### Brief
Each line from the one containing "Emit a Python" through the one containing "BARGAP = 0.28" is to be retyped exactly, both end lines included, and all other lines left out.
━━━ Task material
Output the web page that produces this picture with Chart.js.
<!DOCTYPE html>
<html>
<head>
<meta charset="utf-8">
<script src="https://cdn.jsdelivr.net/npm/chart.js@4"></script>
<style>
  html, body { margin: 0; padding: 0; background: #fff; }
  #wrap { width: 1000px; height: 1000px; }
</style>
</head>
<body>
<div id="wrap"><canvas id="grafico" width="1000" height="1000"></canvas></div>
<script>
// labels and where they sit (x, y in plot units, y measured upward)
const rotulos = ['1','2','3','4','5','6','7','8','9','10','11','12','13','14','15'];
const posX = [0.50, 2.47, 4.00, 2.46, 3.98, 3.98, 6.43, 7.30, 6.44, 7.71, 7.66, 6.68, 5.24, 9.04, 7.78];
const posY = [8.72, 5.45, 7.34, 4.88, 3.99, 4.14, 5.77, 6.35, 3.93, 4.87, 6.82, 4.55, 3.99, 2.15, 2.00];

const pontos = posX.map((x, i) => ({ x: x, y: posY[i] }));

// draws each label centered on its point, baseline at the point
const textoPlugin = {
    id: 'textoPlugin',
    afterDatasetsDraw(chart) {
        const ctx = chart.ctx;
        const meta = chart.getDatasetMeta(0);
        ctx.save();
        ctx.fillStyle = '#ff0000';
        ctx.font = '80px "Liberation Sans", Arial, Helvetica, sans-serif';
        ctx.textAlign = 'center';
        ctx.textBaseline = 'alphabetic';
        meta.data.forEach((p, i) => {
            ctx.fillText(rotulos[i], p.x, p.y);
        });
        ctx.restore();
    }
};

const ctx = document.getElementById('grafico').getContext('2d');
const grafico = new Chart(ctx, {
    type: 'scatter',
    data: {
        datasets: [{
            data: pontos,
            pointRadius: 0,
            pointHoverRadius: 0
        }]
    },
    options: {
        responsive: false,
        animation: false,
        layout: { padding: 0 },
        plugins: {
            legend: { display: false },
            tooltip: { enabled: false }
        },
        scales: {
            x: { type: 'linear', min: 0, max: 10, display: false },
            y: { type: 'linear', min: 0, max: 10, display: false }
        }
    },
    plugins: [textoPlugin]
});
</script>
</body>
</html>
━━━━━━
━━━ Task material
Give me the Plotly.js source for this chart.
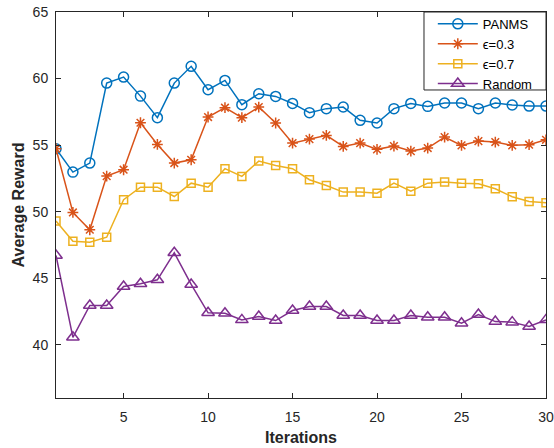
━━━━━━
━━━ Task material
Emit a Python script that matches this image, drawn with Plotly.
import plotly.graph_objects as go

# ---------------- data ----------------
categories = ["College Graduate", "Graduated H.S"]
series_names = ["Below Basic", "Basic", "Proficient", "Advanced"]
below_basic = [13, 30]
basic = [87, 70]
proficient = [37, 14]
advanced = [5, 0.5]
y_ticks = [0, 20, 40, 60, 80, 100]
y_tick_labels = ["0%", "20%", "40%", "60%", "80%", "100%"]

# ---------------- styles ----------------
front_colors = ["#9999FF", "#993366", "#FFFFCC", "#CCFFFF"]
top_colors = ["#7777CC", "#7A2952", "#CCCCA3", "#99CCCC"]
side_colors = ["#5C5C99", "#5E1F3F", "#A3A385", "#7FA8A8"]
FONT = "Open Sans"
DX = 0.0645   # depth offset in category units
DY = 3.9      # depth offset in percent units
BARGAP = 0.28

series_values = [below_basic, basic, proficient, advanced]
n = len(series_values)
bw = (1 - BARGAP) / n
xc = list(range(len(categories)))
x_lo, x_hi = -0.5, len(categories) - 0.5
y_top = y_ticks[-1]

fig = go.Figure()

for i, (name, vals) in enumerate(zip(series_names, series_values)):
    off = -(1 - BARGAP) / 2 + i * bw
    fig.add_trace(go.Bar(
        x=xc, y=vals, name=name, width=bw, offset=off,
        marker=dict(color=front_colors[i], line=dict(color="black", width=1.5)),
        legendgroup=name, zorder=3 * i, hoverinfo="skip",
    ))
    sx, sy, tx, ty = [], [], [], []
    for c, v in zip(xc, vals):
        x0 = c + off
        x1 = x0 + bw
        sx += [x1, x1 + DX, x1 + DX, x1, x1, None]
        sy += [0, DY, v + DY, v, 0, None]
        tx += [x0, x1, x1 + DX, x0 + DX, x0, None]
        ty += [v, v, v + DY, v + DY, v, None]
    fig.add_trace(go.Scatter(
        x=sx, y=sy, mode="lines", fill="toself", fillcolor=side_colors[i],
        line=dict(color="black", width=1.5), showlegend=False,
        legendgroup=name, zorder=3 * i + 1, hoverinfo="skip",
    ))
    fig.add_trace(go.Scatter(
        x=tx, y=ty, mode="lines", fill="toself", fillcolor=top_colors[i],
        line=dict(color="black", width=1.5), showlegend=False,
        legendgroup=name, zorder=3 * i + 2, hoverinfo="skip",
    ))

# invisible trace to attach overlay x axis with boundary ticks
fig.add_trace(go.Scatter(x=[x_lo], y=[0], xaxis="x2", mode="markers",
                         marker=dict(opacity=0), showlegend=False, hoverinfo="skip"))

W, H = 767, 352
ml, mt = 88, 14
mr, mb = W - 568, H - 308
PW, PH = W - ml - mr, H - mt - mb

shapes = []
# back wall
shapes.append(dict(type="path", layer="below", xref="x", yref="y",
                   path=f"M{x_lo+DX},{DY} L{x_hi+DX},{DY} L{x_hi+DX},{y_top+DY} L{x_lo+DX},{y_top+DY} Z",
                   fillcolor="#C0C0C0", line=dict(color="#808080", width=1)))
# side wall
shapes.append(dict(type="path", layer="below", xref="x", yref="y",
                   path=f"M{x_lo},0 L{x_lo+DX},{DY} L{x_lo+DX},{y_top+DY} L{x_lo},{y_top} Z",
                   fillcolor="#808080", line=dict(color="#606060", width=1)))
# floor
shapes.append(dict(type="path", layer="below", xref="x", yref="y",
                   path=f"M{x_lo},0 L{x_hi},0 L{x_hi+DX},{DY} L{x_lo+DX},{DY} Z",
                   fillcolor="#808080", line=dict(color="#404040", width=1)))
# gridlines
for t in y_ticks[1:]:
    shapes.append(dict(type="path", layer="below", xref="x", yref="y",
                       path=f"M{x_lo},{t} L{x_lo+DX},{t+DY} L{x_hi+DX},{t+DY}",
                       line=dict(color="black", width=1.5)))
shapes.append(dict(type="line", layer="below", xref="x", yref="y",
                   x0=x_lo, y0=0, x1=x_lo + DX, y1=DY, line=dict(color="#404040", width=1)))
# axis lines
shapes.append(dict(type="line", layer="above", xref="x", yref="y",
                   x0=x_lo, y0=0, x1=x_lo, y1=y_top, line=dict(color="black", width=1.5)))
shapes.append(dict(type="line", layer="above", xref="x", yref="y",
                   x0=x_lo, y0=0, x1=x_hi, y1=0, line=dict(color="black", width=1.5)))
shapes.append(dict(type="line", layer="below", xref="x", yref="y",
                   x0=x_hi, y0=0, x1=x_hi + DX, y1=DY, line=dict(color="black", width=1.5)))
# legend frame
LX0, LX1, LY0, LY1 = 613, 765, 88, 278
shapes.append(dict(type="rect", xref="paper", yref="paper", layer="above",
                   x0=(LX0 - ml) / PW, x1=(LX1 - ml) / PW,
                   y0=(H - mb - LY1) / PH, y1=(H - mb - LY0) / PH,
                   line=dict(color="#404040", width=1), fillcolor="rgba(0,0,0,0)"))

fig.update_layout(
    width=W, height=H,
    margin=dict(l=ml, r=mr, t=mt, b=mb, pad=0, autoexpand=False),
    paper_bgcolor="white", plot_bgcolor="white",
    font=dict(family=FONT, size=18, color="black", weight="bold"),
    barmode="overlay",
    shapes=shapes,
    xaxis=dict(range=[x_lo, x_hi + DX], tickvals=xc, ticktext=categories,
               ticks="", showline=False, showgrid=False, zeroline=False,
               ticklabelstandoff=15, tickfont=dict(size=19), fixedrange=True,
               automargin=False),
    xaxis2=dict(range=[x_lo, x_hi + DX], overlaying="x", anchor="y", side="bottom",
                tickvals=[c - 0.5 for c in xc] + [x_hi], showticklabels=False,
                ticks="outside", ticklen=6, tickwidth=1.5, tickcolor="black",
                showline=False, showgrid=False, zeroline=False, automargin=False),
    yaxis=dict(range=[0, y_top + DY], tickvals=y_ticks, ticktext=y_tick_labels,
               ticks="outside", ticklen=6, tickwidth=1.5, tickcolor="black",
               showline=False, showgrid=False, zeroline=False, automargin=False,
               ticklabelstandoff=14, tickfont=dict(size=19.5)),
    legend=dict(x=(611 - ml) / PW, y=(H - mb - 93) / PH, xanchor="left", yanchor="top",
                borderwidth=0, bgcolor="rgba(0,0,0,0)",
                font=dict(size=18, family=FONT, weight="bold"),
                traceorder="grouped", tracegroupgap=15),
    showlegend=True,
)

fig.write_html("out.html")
━━━━━━
### Result for this task
Emit a Python script that matches this image, drawn with Plotly.
import plotly.graph_objects as go

# ---------------- data ----------------
categories = ["College Graduate", "Graduated H.S"]
series_names = ["Below Basic", "Basic", "Proficient", "Advanced"]
below_basic = [13, 30]
basic = [87, 70]
proficient = [37, 14]
advanced = [5, 0.5]
y_ticks = [0, 20, 40, 60, 80, 100]
y_tick_labels = ["0%", "20%", "40%", "60%", "80%", "100%"]

# ---------------- styles ----------------
front_colors = ["#9999FF", "#993366", "#FFFFCC", "#CCFFFF"]
top_colors = ["#7777CC", "#7A2952", "#CCCCA3", "#99CCCC"]
side_colors = ["#5C5C99", "#5E1F3F", "#A3A385", "#7FA8A8"]
FONT = "Open Sans"
DX = 0.0645   # depth offset in category units
DY = 3.9      # depth offset in percent units
BARGAP = 0.28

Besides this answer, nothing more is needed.